------ TASK MATERIAL

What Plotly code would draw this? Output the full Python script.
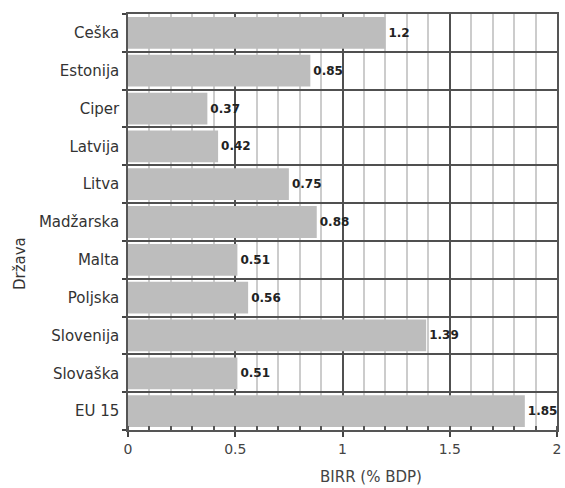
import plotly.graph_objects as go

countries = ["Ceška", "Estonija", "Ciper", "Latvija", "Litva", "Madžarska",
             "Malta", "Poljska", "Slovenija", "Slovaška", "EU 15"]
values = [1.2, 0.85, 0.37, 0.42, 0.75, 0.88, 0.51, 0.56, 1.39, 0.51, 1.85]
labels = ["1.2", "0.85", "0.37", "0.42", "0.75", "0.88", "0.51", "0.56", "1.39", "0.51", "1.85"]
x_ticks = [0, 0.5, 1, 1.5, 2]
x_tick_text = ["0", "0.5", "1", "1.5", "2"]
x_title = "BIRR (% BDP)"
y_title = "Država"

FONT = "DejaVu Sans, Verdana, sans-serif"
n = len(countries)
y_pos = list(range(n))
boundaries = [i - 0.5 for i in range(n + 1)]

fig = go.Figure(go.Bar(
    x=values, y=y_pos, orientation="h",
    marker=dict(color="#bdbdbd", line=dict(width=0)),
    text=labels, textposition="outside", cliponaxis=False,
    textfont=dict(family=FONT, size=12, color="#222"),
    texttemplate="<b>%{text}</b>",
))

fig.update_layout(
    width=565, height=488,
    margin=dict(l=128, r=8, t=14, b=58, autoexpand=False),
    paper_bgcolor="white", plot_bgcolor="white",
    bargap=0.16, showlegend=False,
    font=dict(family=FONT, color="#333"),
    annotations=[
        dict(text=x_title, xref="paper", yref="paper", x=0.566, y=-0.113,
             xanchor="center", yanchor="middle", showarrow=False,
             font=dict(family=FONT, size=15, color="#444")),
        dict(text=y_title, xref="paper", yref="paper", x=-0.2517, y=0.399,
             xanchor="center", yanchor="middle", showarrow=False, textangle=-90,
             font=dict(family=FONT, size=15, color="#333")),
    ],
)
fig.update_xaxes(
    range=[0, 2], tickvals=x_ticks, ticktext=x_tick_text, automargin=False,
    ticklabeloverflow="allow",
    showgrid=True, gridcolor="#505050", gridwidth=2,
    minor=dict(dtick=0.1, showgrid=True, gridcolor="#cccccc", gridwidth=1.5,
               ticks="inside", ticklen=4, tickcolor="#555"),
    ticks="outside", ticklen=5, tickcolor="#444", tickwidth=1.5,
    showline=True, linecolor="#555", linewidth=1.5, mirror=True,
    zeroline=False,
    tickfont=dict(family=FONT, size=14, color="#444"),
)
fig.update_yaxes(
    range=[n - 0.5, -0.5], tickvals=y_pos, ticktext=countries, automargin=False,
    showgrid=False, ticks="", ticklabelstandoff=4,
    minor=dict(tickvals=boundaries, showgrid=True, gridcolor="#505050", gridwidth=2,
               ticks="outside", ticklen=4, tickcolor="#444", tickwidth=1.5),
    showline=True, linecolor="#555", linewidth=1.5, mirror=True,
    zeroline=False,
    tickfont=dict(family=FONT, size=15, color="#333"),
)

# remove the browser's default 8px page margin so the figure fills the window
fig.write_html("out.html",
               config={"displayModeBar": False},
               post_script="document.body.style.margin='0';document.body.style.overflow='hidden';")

------------
------ TASK MATERIAL

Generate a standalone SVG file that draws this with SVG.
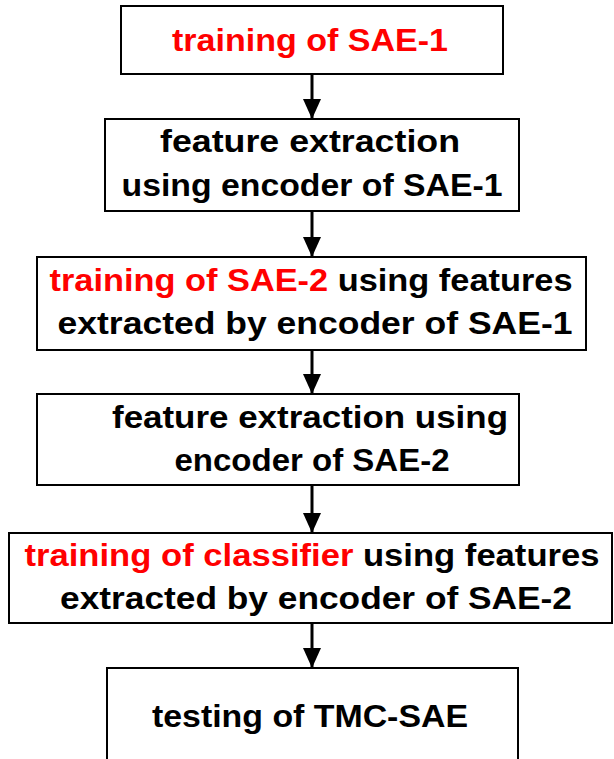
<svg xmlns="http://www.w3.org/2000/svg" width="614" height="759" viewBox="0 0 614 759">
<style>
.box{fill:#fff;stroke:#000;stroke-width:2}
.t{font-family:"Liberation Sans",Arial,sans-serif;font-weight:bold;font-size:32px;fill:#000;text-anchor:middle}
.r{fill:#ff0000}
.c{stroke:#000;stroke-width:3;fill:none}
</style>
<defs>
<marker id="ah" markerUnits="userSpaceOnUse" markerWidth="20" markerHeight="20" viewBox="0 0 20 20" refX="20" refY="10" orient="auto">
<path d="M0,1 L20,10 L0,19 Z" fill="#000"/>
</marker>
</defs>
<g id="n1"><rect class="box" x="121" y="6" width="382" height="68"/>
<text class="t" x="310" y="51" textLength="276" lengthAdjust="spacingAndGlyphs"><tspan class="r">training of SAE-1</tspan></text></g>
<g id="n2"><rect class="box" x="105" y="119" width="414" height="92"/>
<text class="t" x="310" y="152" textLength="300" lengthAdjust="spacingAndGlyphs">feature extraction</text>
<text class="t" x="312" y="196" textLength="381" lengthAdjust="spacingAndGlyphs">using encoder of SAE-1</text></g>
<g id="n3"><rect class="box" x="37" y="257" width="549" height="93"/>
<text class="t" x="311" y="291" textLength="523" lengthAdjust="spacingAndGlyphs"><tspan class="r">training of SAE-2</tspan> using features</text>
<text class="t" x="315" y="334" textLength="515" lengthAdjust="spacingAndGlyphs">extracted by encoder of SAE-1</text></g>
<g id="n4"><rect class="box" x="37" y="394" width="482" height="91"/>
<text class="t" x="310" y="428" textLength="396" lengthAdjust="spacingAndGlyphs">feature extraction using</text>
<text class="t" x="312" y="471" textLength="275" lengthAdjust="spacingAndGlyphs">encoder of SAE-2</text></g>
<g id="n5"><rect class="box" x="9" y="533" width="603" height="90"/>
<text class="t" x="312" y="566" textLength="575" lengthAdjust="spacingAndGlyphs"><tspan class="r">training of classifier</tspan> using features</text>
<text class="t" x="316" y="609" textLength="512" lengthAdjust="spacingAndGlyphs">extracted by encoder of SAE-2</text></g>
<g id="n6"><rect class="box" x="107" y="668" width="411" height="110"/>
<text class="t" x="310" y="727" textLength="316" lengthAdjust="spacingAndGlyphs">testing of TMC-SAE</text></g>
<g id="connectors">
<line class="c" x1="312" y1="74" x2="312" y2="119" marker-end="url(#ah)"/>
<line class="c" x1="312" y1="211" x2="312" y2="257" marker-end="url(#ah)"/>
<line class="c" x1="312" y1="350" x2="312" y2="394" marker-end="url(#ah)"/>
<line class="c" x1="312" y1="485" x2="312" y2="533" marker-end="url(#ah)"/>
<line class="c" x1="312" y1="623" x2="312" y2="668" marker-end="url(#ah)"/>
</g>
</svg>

------------
------ TASK MATERIAL

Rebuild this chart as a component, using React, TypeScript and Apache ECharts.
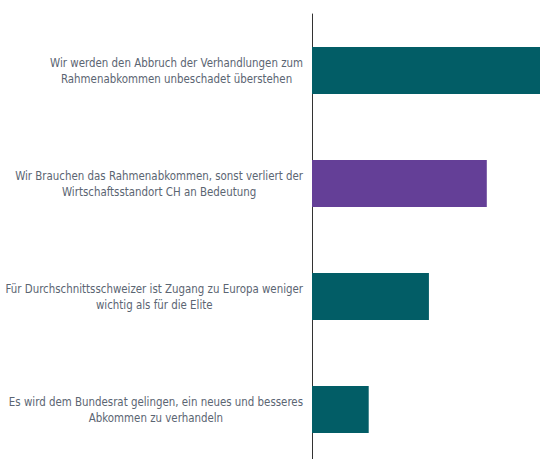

------------

§ **GIVEN REQUEST**
Starting at the line containing "What Plotly code" and ending at the line containing "boundaries = [i - 0.5 for i in range(n + 1)]", copy those lines exactly, both included, and nothing more. Leave out any picture.

§ **WORKED SOLUTION**
What Plotly code would draw this? Output the full Python script.
import plotly.graph_objects as go

countries = ["Ceška", "Estonija", "Ciper", "Latvija", "Litva", "Madžarska",
             "Malta", "Poljska", "Slovenija", "Slovaška", "EU 15"]
values = [1.2, 0.85, 0.37, 0.42, 0.75, 0.88, 0.51, 0.56, 1.39, 0.51, 1.85]
labels = ["1.2", "0.85", "0.37", "0.42", "0.75", "0.88", "0.51", "0.56", "1.39", "0.51", "1.85"]
x_ticks = [0, 0.5, 1, 1.5, 2]
x_tick_text = ["0", "0.5", "1", "1.5", "2"]
x_title = "BIRR (% BDP)"
y_title = "Država"

FONT = "DejaVu Sans, Verdana, sans-serif"
n = len(countries)
y_pos = list(range(n))
boundaries = [i - 0.5 for i in range(n + 1)]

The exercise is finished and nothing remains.